Sergey Sapozhnikov was born in Rostov-sul-Don, Russia in 1984, and lives and works in a post-industrial region where the remains of dilapidated infrastructures and the natural landscape form a whole. He creates large, temporary installations that are highly evocative. Before destroying these precarious constructions, the artist photographs them to capture their atmosphere. Sapozhnikov’s works are characterised by an exuberant visual vocabulary that combines nature, architecture, and landscape. The artist calls his photos ‘still lifes’, and for his sets he uses materials like inflatable elements to symbolise flowers and fruit, which decay quickly and of leave behind nothing but an image.
A Wonderful Day (2018)
The installation is composed of a series of small Polaroids arranged on a display table at Palazzo Butera, erected among the ruins of Palazzo Costantino, set in the landscape of the Russian countryside, as well as a selection of larger photographic prints.

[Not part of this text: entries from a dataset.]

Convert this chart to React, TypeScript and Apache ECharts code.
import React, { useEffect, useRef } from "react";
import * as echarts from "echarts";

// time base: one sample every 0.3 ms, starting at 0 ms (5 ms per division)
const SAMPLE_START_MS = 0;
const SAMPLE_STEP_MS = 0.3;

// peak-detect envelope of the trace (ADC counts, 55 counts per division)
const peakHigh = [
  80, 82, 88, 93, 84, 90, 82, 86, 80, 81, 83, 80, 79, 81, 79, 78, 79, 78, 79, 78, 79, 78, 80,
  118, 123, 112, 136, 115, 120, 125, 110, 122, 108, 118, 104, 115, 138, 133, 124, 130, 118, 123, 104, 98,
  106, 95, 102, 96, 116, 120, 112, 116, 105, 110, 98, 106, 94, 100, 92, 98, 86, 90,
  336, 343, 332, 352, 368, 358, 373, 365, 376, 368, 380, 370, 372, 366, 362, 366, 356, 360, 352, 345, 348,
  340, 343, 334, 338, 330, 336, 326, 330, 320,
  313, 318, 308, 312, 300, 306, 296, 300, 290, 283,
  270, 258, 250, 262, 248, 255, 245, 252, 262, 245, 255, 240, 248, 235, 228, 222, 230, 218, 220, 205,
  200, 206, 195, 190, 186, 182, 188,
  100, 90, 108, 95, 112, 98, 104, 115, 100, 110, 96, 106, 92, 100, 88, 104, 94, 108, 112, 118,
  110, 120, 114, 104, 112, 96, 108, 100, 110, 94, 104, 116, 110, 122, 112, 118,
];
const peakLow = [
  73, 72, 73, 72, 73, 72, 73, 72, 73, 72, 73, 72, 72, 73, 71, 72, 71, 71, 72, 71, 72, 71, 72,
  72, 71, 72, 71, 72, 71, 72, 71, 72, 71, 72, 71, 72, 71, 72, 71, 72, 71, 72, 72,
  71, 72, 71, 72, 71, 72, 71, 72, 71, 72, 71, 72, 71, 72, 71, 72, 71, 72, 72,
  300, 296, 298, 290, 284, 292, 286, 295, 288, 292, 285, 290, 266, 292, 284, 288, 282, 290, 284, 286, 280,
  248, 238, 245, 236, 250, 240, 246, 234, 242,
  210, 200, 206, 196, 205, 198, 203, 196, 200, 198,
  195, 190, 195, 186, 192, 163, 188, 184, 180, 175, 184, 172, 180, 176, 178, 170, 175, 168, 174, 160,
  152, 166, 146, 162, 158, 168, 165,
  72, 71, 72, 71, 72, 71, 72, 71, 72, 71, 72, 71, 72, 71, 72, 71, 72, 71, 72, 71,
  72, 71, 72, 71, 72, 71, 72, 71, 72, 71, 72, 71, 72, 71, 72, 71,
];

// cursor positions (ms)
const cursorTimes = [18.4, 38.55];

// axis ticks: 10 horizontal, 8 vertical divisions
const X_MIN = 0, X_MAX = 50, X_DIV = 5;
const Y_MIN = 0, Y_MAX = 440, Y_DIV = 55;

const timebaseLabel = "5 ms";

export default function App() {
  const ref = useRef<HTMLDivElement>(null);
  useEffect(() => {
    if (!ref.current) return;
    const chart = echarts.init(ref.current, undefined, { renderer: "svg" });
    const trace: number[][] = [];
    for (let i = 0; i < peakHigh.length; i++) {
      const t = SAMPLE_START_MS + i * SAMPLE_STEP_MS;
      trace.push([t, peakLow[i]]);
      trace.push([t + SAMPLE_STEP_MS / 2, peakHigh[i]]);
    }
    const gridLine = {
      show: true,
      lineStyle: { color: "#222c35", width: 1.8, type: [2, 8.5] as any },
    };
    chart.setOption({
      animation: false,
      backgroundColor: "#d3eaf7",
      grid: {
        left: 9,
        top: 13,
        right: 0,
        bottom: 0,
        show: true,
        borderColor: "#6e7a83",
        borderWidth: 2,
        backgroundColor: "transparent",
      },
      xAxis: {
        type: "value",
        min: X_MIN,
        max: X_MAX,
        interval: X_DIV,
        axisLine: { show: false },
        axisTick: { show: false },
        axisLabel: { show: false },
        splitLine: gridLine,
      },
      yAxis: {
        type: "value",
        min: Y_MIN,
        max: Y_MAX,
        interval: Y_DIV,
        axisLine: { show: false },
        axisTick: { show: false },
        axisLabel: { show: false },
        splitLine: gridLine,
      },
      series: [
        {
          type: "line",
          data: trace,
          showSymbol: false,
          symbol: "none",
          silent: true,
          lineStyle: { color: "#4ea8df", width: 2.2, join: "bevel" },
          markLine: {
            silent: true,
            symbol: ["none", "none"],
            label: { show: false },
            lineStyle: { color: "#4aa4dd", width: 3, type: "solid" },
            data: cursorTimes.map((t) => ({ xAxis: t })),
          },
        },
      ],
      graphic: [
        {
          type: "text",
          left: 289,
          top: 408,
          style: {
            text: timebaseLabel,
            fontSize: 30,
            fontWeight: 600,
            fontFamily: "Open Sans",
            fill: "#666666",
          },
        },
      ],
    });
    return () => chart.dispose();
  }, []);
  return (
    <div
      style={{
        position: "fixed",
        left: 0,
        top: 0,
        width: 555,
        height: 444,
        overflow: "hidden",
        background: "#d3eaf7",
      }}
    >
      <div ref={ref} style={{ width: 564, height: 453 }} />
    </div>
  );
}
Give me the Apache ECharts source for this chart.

The artist often works with known and recognisable spaces, showing them from unusual and unexpected perspectives. For this series of new images, Sapozhnikov ‘transported’ the interiors of the decaying noble palace located in Palermo so as to photograph them in his birthplace, Rostov-on-Don, creating works that set themselves apart for their exuberant visual vocabulary combining nature, architecture, and landscape.